Play It Again, Charlie Brown is the seventh prime-time animated TV special based upon the comic strip Peanuts, by Charles M. Schulz. It originally aired on CBS on March 28, 1971.

This was the first Peanuts TV special of the 1970s, airing nearly a year-and-a-half after It Was a Short Summer, Charlie Brown, and was the first special to focus on a character other than Charlie Brown or Snoopy. (The feature film A Boy Named Charlie Brown had been released in between the two specials.)

It also marked the first time someone other than Peter Robbins voiced Charlie Brown, which in this case was Chris Inglis as the character, since Robbins' voice deepened after the previous special. Also, all the other remaining original actors from the first special, except for Bill Melendez, were replaced by someone else. This left Bill Melendez as the only original actor remaining, until his death on September 2, 2008. However, recordings of his voice were used in later Peanuts animated media.

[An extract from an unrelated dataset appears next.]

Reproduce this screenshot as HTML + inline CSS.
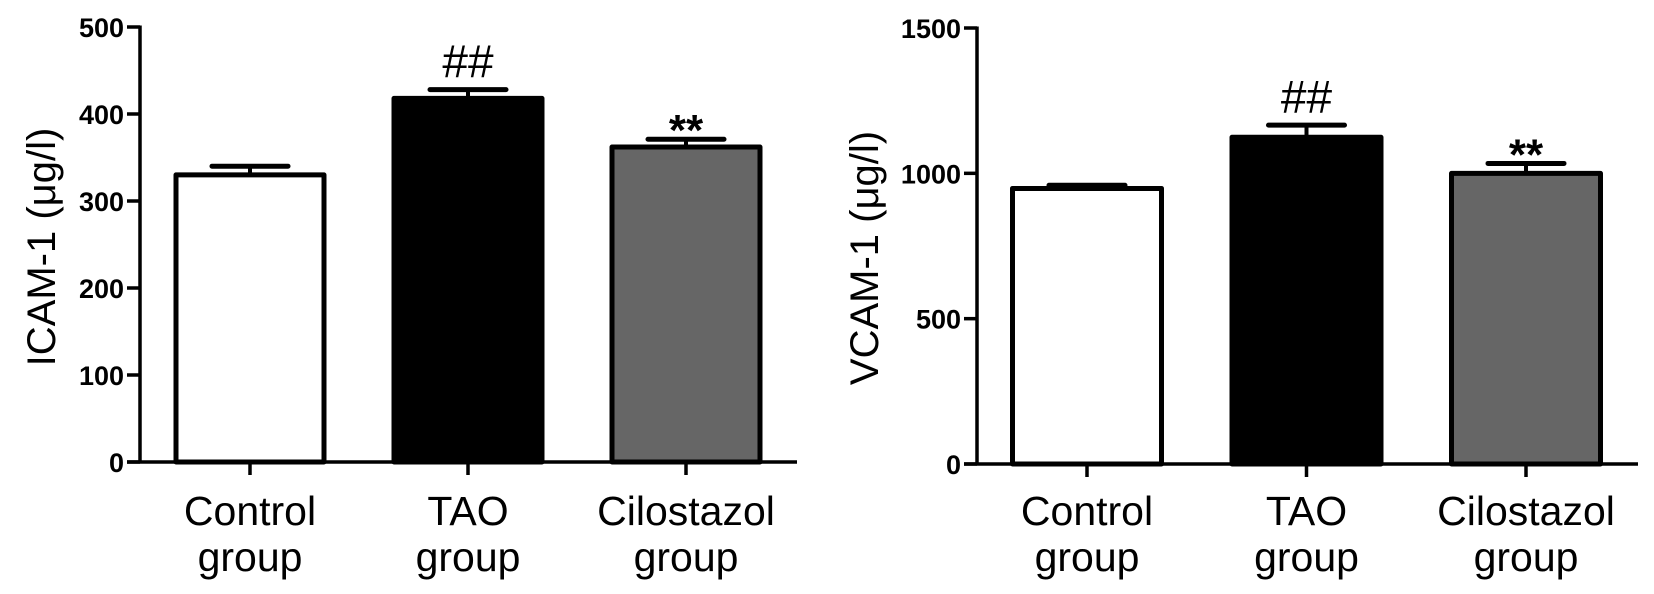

In the special, Lucy talks Schroeder into playing his piano for a PTA meeting, but there are unforeseen details that he will not tolerate.

Voice cast
Danny Hjelm as Schroeder
Peter Robbins as Schroeder screaming (archived)
Pamelyn Ferdin as Lucy van Pelt
Stephen Shea as Linus van Pelt
Lynda Mendelson as Frieda
Hilary Momberger as Sally Brown
Chris Inglis as Charlie Brown/Pig-Pen
Christopher DeFaria as Peppermint Patty (credited as Kip DeFaria)
Bill Melendez as Snoopy
Unnamed female voice as PTA meetings spray cans

Music score
The majority of music cues for Play It Again, Charlie Brown consist of works composed by Ludwig van Beethoven. Eight different piano sonatas and one symphony appear in the television special. Remaining cues were divided between Vince Guaraldi, John Scott Trotter and Harry Bluestone and are noted as such. Trotter also conducted and arranged the score, and received an Emmy nomination for his work on the special.
 

Piano Sonata No. 3 in C Major, Opus 2: I. Allegro Con Brio (three separate cues)
"Stupid Beagle" (John Scott Trotter)
Piano Sonata No. 3 in C Major, Opus 2: I. Allegro Con Brio (three separate cues)
Symphony No. 5 in C Minor, Opus 67: I. Allegro Con Brio
Piano Sonata No. 4 in E Major, Opus 7: III. Allegro, ; "Trio" in E minor
"Play It Again, Charlie Brown" (aka "Charlie's Blues" and "Charlie Brown Blues") (electric version) (Vince Guaraldi)
Piano Sonata No. 10 in G Major, Opus 14, No. 2: I. Allegro in G major (two separate cues)
"Oh, Good Grief" (Vince Guaraldi, Lee Mendelson)
Piano Sonata No, 14 in C minor ("Moonlight Sonata"), Opus 27, No. 2: II. Allegretto
Piano Sonata No, 14 in C minor ("Moonlight Sonata"), Opus 27, No. 2: III. Presto agitato
"Lucifer's Lady" (Vince Guaraldi)
Piano Sonata No. 21 in C Major ("Waldstein"), Opus 53: III. Rondo. Allegretto moderato – Prestissimo
"Peppermint Patty" (electric band version) (Vince Guaraldi)
Piano Sonata No. 20 in G Major, Opus 49, No. 2: I. Allegro ma non troppo, 
Piano Sonata No. 25 in G Major, Opus 79: I. Presto alla tedesca
"Happy, Happy" (acid rock-style jam) (Vince Guaraldi)
"Charlie's Rock" (John Scott Trotter)
"Tune Up No. 1"
"Charlie's Rock" (John Scott Trotter)
"Play It Again, Charlie Brown" (slow version sans percussion) (Vince Guaraldi)
Tune Up No. 2: "My Dog Has Fleas"
"Happy" (Harry Bluestone)
Piano Sonata No. 29 in B Major ("Hammerklavier"), Opus 106: I. Allegro
"Play It Again, Charlie Brown" (acid rock version) (Vince Guaraldi)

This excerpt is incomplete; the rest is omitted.